By 2020, it is estimated that a third of the North American natural gas supply will come from shale plays developed in the US and Canada, said Bill Gwozd, vice president, Ziff Energy Group, in a presentation at the 2010 IADC Drilling Onshore Conference & Exhibition on 20 May in Houston. Plays that already see a high level of activity, such as the Haynesville and Barnett, plus a plethora of emerging shale areas are expected to support the growing supply.

The Marcellus, for example, is producing 0.8 Bcf/day, but predicted to increase to a production of 4.2 Bcf/day by 2020. The Haynesville is producing 1.9 Bcf/day and estimated to grow and produce 4.5 Bcf/day by 2020.
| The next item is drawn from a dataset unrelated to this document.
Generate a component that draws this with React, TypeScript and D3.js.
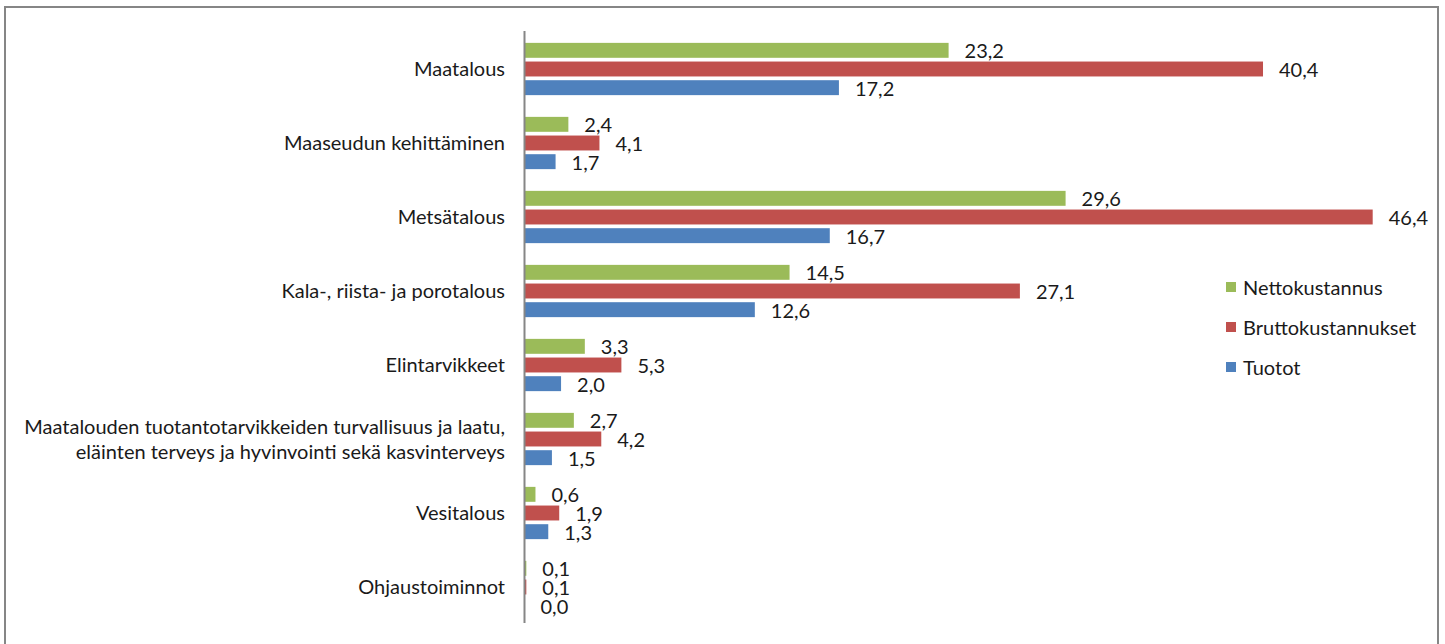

When looking at total shale gas supply, however, Mr Gwozd said that it’s not only the high-activity basins like the Marcellus and Haynesville that are in play. Even relatively small plays like the Ohio Shale, which produces 0.7 Bcf/day, add to the supply total.

Canadian plays also continue to contribute as well. For instance, the Utica play in Quebec has the potential to produce 530 MMcf/day. The Horn River in northeast British Columbia is also estimated to increase production from 0.2 Bcf/day to 2.3 Bcf/day by 2020. “You’re going from wells that are basically producing nothing today, and in ten years you’ve added just a couple of points to the North American supply, and it wasn’t on our radar screen five years ago,” Mr Gwozd said.

Together, Canada and the US could produce 24 Bcf/day of natural gas by 2020.  “If you haven’t played in the shale game … I suggest it,” he said. “There’s a whole lot of growth activity attached to it.”